— start ENTRIES PROVIDED —
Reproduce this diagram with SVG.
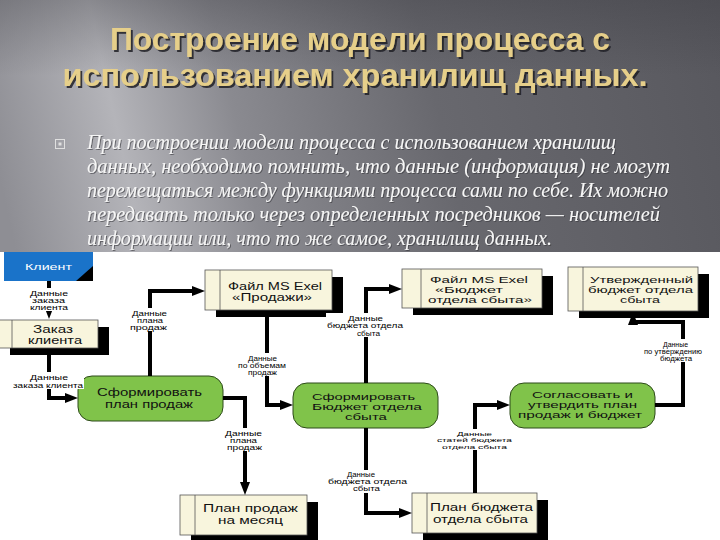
<svg xmlns="http://www.w3.org/2000/svg" width="720" height="540" viewBox="0 0 720 540">
<defs>
<linearGradient id="bg" gradientUnits="userSpaceOnUse" x1="0" y1="180" x2="720" y2="20">
<stop offset="0" stop-color="#8e8e94"/>
<stop offset="0.17" stop-color="#b4b4b9"/>
<stop offset="0.33" stop-color="#8a8a90"/>
<stop offset="0.6" stop-color="#68686e"/>
<stop offset="1" stop-color="#58585e"/>
</linearGradient>
<linearGradient id="topshade" x1="0" y1="0" x2="0" y2="1">
<stop offset="0" stop-color="#3a3a40" stop-opacity="0.35"/>
<stop offset="0.3" stop-color="#3a3a40" stop-opacity="0"/>
</linearGradient>
<filter id="tsh" x="-5%" y="-30%" width="110%" height="160%">
<feDropShadow dx="2" dy="2" stdDeviation="0.6" flood-color="#222226" flood-opacity="0.85"/>
</filter>
<filter id="bsh" x="-5%" y="-30%" width="110%" height="160%">
<feDropShadow dx="1" dy="1" stdDeviation="0.5" flood-color="#333338" flood-opacity="0.6"/>
</filter>
<marker id="ah" viewBox="0 0 13 10" refX="7" refY="5" markerWidth="13" markerHeight="10" markerUnits="userSpaceOnUse" orient="auto">
<path d="M0,0 L13,5 L0,10 z" fill="#000"/>
</marker>
<style>
.title{font-family:"Liberation Sans",Arial,sans-serif;font-weight:bold;font-size:31px;fill:#e6cf8a;filter:url(#tsh);}
.body{font-family:"Liberation Serif","Times New Roman",serif;font-style:italic;font-size:20px;fill:#f6f6f6;filter:url(#bsh);}
.store{fill:#f8f5dd;stroke:#555;stroke-width:0.8;}
.shadow{fill:#000;}
.div{stroke:#555;stroke-width:0.8;}
.proc{fill:#80c34a;stroke:#2d4a1a;stroke-width:1;}
.nt{font-family:"Liberation Sans",Arial,sans-serif;font-size:10px;fill:#111;}
.n3{font-family:"Liberation Sans",Arial,sans-serif;font-size:9px;fill:#111;}
.pt{font-family:"Liberation Sans",Arial,sans-serif;font-size:10.5px;fill:#111;}
.p3{font-family:"Liberation Sans",Arial,sans-serif;font-size:9.5px;fill:#111;}
.conn{fill:none;stroke:#000;stroke-width:4;stroke-linejoin:miter;marker-end:url(#ah);}
.lb{font-family:"Liberation Sans",Arial,sans-serif;font-size:6.5px;fill:#000;}
.lbs{font-family:"Liberation Sans",Arial,sans-serif;font-size:6px;fill:#000;}
.lbg{fill:#fff;}
</style>
</defs>

<!-- slide background -->
<rect x="0" y="0" width="720" height="540" fill="url(#bg)"/>
<rect x="0" y="0" width="720" height="252" fill="url(#topshade)"/>

<!-- title -->
<g id="title">
<text class="title" x="360" y="50" text-anchor="middle" textLength="500" lengthAdjust="spacingAndGlyphs">Построение модели процесса с</text>
<text class="title" x="355" y="86" text-anchor="middle" textLength="585" lengthAdjust="spacingAndGlyphs">использованием хранилищ данных.</text>
</g>

<!-- bullet text -->
<g id="bullet-text">
<rect x="55.5" y="139.5" width="9" height="9" fill="none" stroke="#e0e0e0" stroke-width="1"/>
<rect x="58.5" y="142.5" width="3" height="3" fill="#e0e0e0"/>
<text class="body" x="87" y="149" textLength="529" lengthAdjust="spacingAndGlyphs">При построении модели процесса с использованием хранилищ</text>
<text class="body" x="87" y="173" textLength="583" lengthAdjust="spacingAndGlyphs">данных, необходимо помнить, что данные (информация) не могут</text>
<text class="body" x="87" y="197" textLength="581" lengthAdjust="spacingAndGlyphs">перемещаться между функциями процесса сами по себе. Их можно</text>
<text class="body" x="87" y="221" textLength="573" lengthAdjust="spacingAndGlyphs">передавать только через определенных посредников — носителей</text>
<text class="body" x="87" y="245" textLength="465" lengthAdjust="spacingAndGlyphs">информации или, что то же самое, хранилищ данных.</text>
</g>

<!-- diagram canvas -->
<rect x="0" y="252" width="720" height="288" fill="#ffffff"/>

<!-- nodes -->
<g id="node-client">
<rect x="4" y="252" width="89" height="29" fill="#1a73c9"/>
<polygon points="93,266 93,281 76,281" fill="#000"/>
<text x="25" y="270" font-family="Liberation Sans, Arial, sans-serif" font-size="9" fill="#fff" textLength="47" lengthAdjust="spacingAndGlyphs">Клиент</text>
</g>

<g id="store-order">
<rect class="shadow" x="10" y="327" width="99" height="28"/>
<rect class="store" x="-1" y="320" width="99" height="28"/>
<line class="div" x1="12" y1="320" x2="12" y2="348"/>
<text class="nt" x="33" y="333" textLength="40" lengthAdjust="spacingAndGlyphs">Заказ</text>
<text class="nt" x="28" y="344" textLength="54" lengthAdjust="spacingAndGlyphs">клиента</text>
</g>

<g id="store-sales-file">
<rect class="shadow" x="216" y="277" width="127" height="40"/>
<rect class="store" x="205" y="270" width="127" height="40"/>
<line class="div" x1="220" y1="270" x2="220" y2="310"/>
<text class="nt" x="228" y="290" textLength="94" lengthAdjust="spacingAndGlyphs">Файл MS Exel</text>
<text class="nt" x="232" y="301" textLength="80" lengthAdjust="spacingAndGlyphs">«Продажи»</text>
</g>

<g id="store-budget-file">
<rect class="shadow" x="413" y="276" width="140" height="39"/>
<rect class="store" x="402" y="269" width="140" height="39"/>
<line class="div" x1="421" y1="269" x2="421" y2="308"/>
<text class="n3" x="430" y="283" textLength="98" lengthAdjust="spacingAndGlyphs">Файл MS Exel</text>
<text class="n3" x="435" y="293" textLength="68" lengthAdjust="spacingAndGlyphs">«Бюджет</text>
<text class="n3" x="428" y="303" font-size="7.5" textLength="104" lengthAdjust="spacingAndGlyphs">отдела сбыта»</text>
</g>

<g id="store-approved-budget">
<rect class="shadow" x="579" y="274" width="130" height="44"/>
<rect class="store" x="568" y="267" width="130" height="44"/>
<line class="div" x1="583" y1="267" x2="583" y2="311"/>
<text class="n3" x="590" y="283" textLength="103" lengthAdjust="spacingAndGlyphs">Утвержденный</text>
<text class="n3" x="588" y="293" textLength="105" lengthAdjust="spacingAndGlyphs">бюджет отдела</text>
<text class="n3" x="620" y="303" textLength="40" lengthAdjust="spacingAndGlyphs">сбыта</text>
</g>

<g id="proc-sales-plan">
<rect class="proc" x="78" y="376" width="145" height="45" rx="14" ry="14"/>
<text class="pt" x="97" y="396" textLength="105" lengthAdjust="spacingAndGlyphs">Сформировать</text>
<text class="pt" x="105" y="408" textLength="88" lengthAdjust="spacingAndGlyphs">план продаж</text>
</g>

<g id="proc-budget">
<rect class="proc" x="293" y="383" width="145" height="45" rx="14" ry="14"/>
<text class="p3" x="312" y="400" textLength="103" lengthAdjust="spacingAndGlyphs">Сформировать</text>
<text class="p3" x="312" y="410" textLength="110" lengthAdjust="spacingAndGlyphs">Бюджет отдела</text>
<text class="p3" x="345" y="420" textLength="42" lengthAdjust="spacingAndGlyphs">сбыта</text>
</g>

<g id="proc-approve">
<rect class="proc" x="510" y="383" width="145" height="45" rx="14" ry="14"/>
<text class="p3" x="532" y="398" textLength="101" lengthAdjust="spacingAndGlyphs">Согласовать и</text>
<text class="p3" x="528" y="408" textLength="109" lengthAdjust="spacingAndGlyphs">утвердить план</text>
<text class="p3" x="518" y="418" textLength="124" lengthAdjust="spacingAndGlyphs">продаж и бюджет</text>
</g>

<g id="store-monthly-plan">
<rect class="shadow" x="191" y="502" width="127" height="40"/>
<rect class="store" x="180" y="495" width="127" height="40"/>
<line class="div" x1="195" y1="495" x2="195" y2="535"/>
<text class="nt" x="203" y="512" textLength="95" lengthAdjust="spacingAndGlyphs">План продаж</text>
<text class="nt" x="218" y="524" textLength="65" lengthAdjust="spacingAndGlyphs">на месяц</text>
</g>

<g id="store-budget-plan">
<rect class="shadow" x="423" y="500" width="125" height="40"/>
<rect class="store" x="412" y="493" width="125" height="40"/>
<line class="div" x1="427" y1="493" x2="427" y2="533"/>
<text class="nt" x="430" y="511" textLength="103" lengthAdjust="spacingAndGlyphs">План бюджета</text>
<text class="nt" x="433" y="523" textLength="95" lengthAdjust="spacingAndGlyphs">отдела сбыта</text>
</g>

<!-- connectors -->
<g id="connectors">
<path class="conn" d="M49,281 V313"/>
<path class="conn" d="M49,355 V398 H72"/>
<path class="conn" d="M150,376 V291 H199"/>
<path class="conn" d="M267,317 V405 H287"/>
<path class="conn" d="M223,398 H245 V489"/>
<path class="conn" d="M366,383 V289 H396"/>
<path class="conn" d="M366,428 V513 H406"/>
<path class="conn" d="M475,493 V405 H504"/>
<path class="conn" d="M655,405 H683 V322 H633 V318"/>

<g id="label-1">
<rect class="lbg" x="28" y="288" width="42" height="23"/>
<text class="lb" x="30" y="295.5" textLength="38" lengthAdjust="spacingAndGlyphs">Данные</text>
<text class="lb" x="32" y="302.5" textLength="33" lengthAdjust="spacingAndGlyphs">заказа</text>
<text class="lb" x="30" y="309.5" textLength="38" lengthAdjust="spacingAndGlyphs">клиента</text>
</g>
<g id="label-2">
<rect class="lbg" x="12" y="372" width="72" height="17"/>
<text class="lb" x="30" y="379.5" textLength="38" lengthAdjust="spacingAndGlyphs">Данные</text>
<text class="lb" x="13" y="387.5" textLength="70" lengthAdjust="spacingAndGlyphs">заказа клиента</text>
</g>
<g id="label-3">
<rect class="lbg" x="129" y="308" width="40" height="23"/>
<text class="lb" x="132" y="315.5" textLength="35" lengthAdjust="spacingAndGlyphs">Данные</text>
<text class="lb" x="137" y="322.5" textLength="26" lengthAdjust="spacingAndGlyphs">плана</text>
<text class="lb" x="130" y="329.5" textLength="37" lengthAdjust="spacingAndGlyphs">продаж</text>
</g>
<g id="label-4">
<rect class="lbg" x="237" y="353" width="51" height="23"/>
<text class="lb" x="248" y="360.5" textLength="29" lengthAdjust="spacingAndGlyphs">Данные</text>
<text class="lb" x="238" y="367.5" textLength="48" lengthAdjust="spacingAndGlyphs">по объемам</text>
<text class="lb" x="248" y="374.5" textLength="29" lengthAdjust="spacingAndGlyphs">продаж</text>
</g>
<g id="label-5">
<rect class="lbg" x="326" y="313" width="79" height="24"/>
<text class="lb" x="348" y="320.5" textLength="35" lengthAdjust="spacingAndGlyphs">Данные</text>
<text class="lb" x="327" y="328" textLength="76" lengthAdjust="spacingAndGlyphs">бюджета отдела</text>
<text class="lb" x="357" y="335.5" textLength="23" lengthAdjust="spacingAndGlyphs">сбыта</text>
</g>
<g id="label-6">
<rect class="lbg" x="642" y="339" width="62" height="23"/>
<text class="lb" x="663" y="346.5" textLength="25" lengthAdjust="spacingAndGlyphs">Данные</text>
<text class="lb" x="644" y="353.5" textLength="58" lengthAdjust="spacingAndGlyphs">по утверждению</text>
<text class="lb" x="660" y="360.5" textLength="32" lengthAdjust="spacingAndGlyphs">бюджета</text>
</g>
<g id="label-7">
<rect class="lbg" x="224" y="428" width="40" height="23"/>
<text class="lb" x="225" y="435.5" textLength="37" lengthAdjust="spacingAndGlyphs">Данные</text>
<text class="lb" x="230" y="442.5" textLength="27" lengthAdjust="spacingAndGlyphs">плана</text>
<text class="lb" x="227" y="449.5" textLength="35" lengthAdjust="spacingAndGlyphs">продаж</text>
</g>
<g id="label-8">
<rect class="lbg" x="326" y="470" width="83" height="23"/>
<text class="lb" x="347" y="477" textLength="28" lengthAdjust="spacingAndGlyphs">Данные</text>
<text class="lb" x="328" y="484" textLength="79" lengthAdjust="spacingAndGlyphs">бюджета отдела</text>
<text class="lb" x="353" y="491" textLength="27" lengthAdjust="spacingAndGlyphs">сбыта</text>
</g>
<g id="label-9">
<rect class="lbg" x="435" y="429" width="79" height="21"/>
<text class="lbs" x="457" y="435.5" textLength="35" lengthAdjust="spacingAndGlyphs">Данные</text>
<text class="lbs" x="437" y="442" textLength="75" lengthAdjust="spacingAndGlyphs">статей бюджета</text>
<text class="lbs" x="442" y="448.5" textLength="65" lengthAdjust="spacingAndGlyphs">отдела сбыта</text>
</g>
</g>
</svg>
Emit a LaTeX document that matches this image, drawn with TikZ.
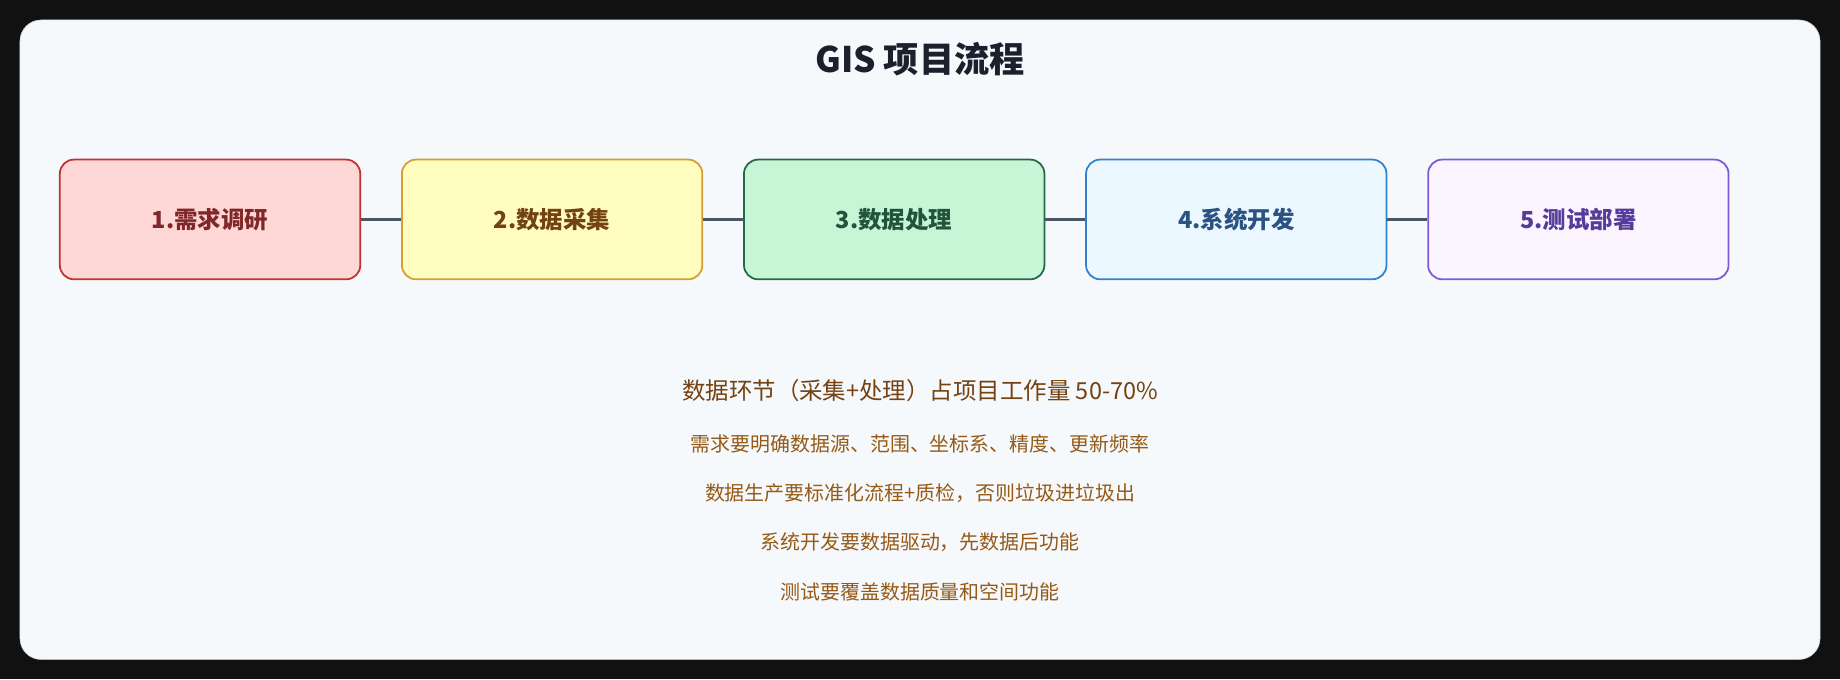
— end ENTRIES PROVIDED —
● **REQUIRED WORK**
Calculate how many lines of the material include the string "diagram", and state that number by itself.

● **RESPONSE TO THE TASK**
2